AIM OF THE TASK> Print the lines starting at the line containing "Write a Python" and ending at the line containing "import plotly.graph_objects as go", exactly and in full, without the pictures.

══ INPUT DATA ══

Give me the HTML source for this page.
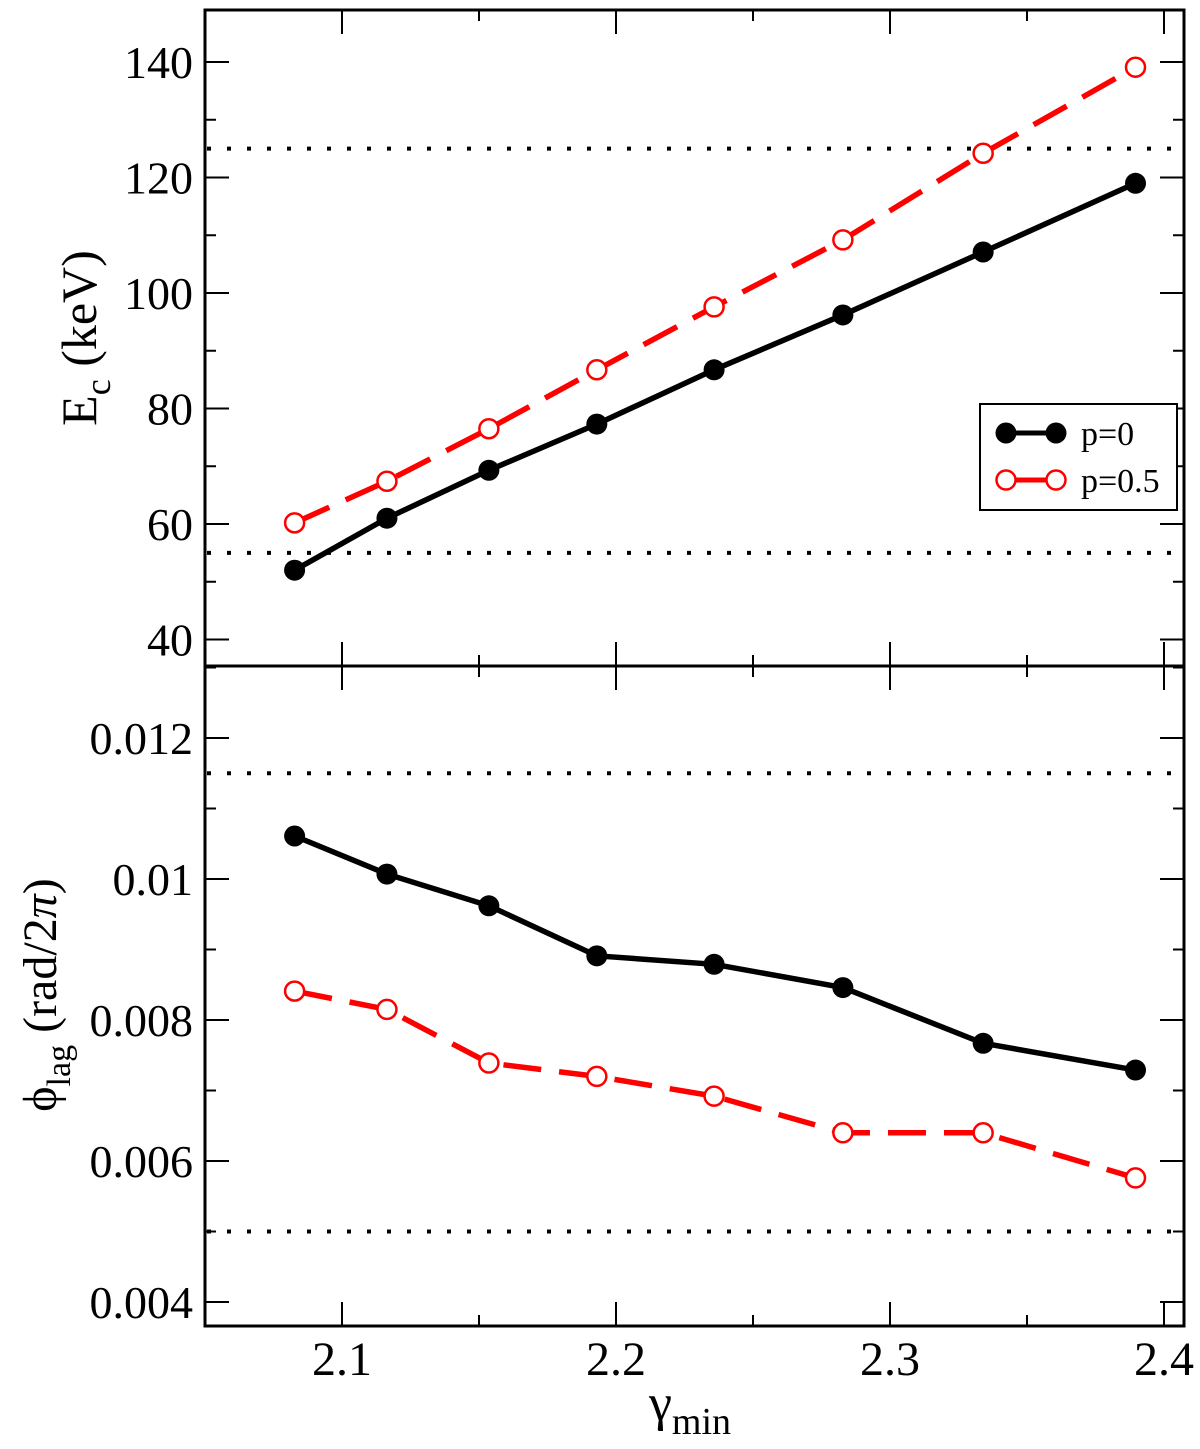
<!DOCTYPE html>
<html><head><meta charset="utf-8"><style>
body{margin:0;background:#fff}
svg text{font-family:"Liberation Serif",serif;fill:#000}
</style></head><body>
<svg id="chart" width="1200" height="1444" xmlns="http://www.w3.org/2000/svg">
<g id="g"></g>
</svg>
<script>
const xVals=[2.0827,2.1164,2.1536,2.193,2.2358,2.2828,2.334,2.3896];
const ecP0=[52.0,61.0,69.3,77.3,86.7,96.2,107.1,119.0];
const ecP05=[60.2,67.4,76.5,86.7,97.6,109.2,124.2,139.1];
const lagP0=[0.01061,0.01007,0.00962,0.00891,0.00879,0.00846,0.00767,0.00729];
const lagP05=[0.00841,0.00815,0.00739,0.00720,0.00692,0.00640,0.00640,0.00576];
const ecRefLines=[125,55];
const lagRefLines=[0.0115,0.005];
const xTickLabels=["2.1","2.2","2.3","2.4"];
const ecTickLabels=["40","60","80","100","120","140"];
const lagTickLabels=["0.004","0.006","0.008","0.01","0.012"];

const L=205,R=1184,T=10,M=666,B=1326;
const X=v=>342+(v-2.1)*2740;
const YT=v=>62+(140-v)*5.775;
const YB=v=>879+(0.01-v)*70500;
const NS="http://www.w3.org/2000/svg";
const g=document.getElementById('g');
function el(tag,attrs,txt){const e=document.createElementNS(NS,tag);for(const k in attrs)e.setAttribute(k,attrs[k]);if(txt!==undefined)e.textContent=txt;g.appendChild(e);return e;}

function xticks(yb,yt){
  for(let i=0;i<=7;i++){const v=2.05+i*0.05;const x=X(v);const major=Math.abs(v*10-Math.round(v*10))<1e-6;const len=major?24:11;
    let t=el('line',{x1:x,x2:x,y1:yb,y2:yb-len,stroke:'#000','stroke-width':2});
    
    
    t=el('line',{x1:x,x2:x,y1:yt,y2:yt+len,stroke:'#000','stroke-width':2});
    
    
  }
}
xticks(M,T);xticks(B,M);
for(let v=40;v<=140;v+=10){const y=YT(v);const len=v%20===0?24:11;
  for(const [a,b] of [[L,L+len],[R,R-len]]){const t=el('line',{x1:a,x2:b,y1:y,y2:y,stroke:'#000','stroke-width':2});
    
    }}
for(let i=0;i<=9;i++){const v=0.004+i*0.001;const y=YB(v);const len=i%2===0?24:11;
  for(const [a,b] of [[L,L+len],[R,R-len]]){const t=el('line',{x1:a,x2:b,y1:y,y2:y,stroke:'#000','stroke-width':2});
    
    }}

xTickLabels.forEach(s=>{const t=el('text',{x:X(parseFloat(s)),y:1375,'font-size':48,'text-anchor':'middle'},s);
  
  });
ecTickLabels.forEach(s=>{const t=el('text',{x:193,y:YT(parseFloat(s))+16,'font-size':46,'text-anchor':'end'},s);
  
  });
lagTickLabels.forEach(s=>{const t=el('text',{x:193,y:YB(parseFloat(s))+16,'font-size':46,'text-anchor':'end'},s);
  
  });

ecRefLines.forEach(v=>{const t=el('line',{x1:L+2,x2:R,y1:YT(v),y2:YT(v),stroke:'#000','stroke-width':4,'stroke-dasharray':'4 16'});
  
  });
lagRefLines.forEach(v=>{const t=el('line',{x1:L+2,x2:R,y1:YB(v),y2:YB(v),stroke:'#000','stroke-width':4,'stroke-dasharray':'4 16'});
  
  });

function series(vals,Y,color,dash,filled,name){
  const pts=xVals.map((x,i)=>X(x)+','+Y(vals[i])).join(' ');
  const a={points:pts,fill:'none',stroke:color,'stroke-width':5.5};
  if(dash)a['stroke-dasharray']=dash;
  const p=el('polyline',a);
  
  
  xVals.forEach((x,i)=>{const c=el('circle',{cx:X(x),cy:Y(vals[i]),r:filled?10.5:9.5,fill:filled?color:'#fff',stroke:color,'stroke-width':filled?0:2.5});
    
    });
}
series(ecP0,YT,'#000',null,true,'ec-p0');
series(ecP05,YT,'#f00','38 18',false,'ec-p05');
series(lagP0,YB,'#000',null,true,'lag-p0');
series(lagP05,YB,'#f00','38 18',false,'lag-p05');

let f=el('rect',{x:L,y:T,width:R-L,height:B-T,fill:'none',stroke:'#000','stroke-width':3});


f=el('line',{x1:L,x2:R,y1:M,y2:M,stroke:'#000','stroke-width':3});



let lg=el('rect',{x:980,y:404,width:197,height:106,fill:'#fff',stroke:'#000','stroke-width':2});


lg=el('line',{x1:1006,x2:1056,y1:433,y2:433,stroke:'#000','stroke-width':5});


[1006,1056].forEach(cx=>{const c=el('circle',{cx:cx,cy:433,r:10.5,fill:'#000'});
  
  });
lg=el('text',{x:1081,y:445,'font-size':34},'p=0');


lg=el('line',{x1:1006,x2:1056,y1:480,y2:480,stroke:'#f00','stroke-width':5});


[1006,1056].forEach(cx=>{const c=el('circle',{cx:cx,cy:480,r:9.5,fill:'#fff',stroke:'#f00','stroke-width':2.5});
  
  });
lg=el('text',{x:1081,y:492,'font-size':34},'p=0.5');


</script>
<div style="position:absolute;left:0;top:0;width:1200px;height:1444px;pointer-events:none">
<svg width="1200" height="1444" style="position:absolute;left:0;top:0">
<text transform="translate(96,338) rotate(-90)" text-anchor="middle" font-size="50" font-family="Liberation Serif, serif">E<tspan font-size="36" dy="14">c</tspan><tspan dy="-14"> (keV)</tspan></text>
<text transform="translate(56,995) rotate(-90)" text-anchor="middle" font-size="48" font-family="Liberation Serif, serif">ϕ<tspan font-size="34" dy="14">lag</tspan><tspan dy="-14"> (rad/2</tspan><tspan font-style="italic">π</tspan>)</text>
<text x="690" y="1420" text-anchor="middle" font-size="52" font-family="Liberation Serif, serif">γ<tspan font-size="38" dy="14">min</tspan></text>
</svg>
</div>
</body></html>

═══
══ INPUT DATA ══

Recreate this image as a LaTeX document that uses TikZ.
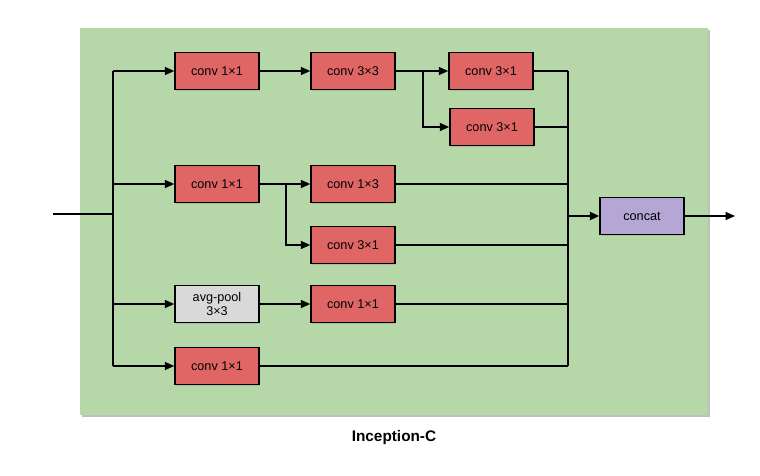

═══
══ INPUT DATA ══

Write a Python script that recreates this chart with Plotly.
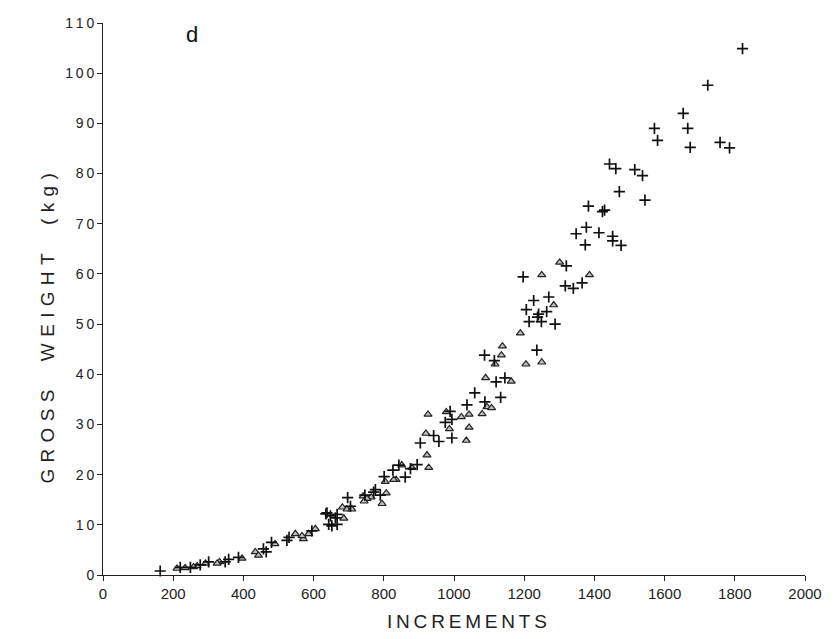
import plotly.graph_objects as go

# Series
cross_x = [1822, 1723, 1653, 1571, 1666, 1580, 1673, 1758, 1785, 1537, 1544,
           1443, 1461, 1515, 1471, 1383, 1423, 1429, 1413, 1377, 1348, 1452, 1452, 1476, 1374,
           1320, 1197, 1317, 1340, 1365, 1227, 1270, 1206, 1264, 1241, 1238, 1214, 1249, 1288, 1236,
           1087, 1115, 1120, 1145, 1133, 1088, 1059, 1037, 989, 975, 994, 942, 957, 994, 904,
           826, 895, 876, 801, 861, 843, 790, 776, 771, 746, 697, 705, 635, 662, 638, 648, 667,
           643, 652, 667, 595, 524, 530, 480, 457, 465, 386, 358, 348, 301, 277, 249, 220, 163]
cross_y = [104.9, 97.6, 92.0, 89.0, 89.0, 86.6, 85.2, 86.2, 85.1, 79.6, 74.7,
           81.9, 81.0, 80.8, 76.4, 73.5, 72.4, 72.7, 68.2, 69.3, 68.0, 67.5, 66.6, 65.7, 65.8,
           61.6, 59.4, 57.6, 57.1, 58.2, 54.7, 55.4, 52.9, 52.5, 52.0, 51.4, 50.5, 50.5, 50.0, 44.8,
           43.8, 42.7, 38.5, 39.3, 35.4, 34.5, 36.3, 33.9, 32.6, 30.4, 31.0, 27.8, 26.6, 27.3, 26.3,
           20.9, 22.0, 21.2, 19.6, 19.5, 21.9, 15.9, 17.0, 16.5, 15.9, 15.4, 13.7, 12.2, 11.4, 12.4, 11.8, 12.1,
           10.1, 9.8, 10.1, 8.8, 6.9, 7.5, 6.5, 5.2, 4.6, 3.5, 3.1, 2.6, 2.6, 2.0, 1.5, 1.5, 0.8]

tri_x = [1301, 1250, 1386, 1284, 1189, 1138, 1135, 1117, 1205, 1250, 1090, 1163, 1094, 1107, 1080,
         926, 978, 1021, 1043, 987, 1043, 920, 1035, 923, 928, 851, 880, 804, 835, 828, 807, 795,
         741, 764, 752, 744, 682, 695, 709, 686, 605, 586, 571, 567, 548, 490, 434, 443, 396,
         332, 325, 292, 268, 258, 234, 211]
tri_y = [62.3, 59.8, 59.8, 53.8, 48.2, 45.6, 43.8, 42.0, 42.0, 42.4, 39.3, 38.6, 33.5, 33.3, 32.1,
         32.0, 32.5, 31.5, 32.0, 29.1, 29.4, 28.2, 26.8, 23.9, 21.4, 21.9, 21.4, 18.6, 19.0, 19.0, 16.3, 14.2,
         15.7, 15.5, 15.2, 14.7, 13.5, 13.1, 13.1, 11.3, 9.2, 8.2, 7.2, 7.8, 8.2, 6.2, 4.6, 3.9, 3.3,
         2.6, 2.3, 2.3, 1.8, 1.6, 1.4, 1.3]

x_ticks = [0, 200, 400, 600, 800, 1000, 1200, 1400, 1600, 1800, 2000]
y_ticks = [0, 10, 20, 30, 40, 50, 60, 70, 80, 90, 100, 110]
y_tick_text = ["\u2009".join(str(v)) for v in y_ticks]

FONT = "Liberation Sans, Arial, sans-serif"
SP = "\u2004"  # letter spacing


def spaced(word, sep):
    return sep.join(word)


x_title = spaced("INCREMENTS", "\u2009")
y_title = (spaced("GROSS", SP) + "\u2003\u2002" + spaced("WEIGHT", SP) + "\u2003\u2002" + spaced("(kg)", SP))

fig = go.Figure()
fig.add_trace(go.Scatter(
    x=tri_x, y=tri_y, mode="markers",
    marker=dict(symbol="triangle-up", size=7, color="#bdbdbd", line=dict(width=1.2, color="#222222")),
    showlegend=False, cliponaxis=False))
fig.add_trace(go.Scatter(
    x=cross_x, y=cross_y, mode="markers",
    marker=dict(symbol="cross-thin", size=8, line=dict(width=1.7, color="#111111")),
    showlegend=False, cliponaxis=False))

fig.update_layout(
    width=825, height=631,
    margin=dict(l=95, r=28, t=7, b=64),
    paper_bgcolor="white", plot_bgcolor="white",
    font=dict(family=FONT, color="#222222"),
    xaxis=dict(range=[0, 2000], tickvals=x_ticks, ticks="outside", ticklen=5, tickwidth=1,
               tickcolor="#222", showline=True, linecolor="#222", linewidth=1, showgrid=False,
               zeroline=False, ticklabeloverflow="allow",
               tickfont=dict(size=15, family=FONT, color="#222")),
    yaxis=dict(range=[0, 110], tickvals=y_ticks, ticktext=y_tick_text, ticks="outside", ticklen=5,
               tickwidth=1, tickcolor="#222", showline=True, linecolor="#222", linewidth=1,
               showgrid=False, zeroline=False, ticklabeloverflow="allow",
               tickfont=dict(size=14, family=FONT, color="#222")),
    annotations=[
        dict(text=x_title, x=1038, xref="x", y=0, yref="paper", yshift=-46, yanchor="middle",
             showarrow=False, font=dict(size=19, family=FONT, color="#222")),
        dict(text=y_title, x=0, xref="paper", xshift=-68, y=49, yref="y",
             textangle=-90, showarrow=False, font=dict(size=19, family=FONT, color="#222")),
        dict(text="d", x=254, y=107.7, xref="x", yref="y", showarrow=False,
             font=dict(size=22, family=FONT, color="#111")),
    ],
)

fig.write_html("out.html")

═══

ANSWER TO THE PROBLEM>
Write a Python script that recreates this chart with Plotly.
import plotly.graph_objects as go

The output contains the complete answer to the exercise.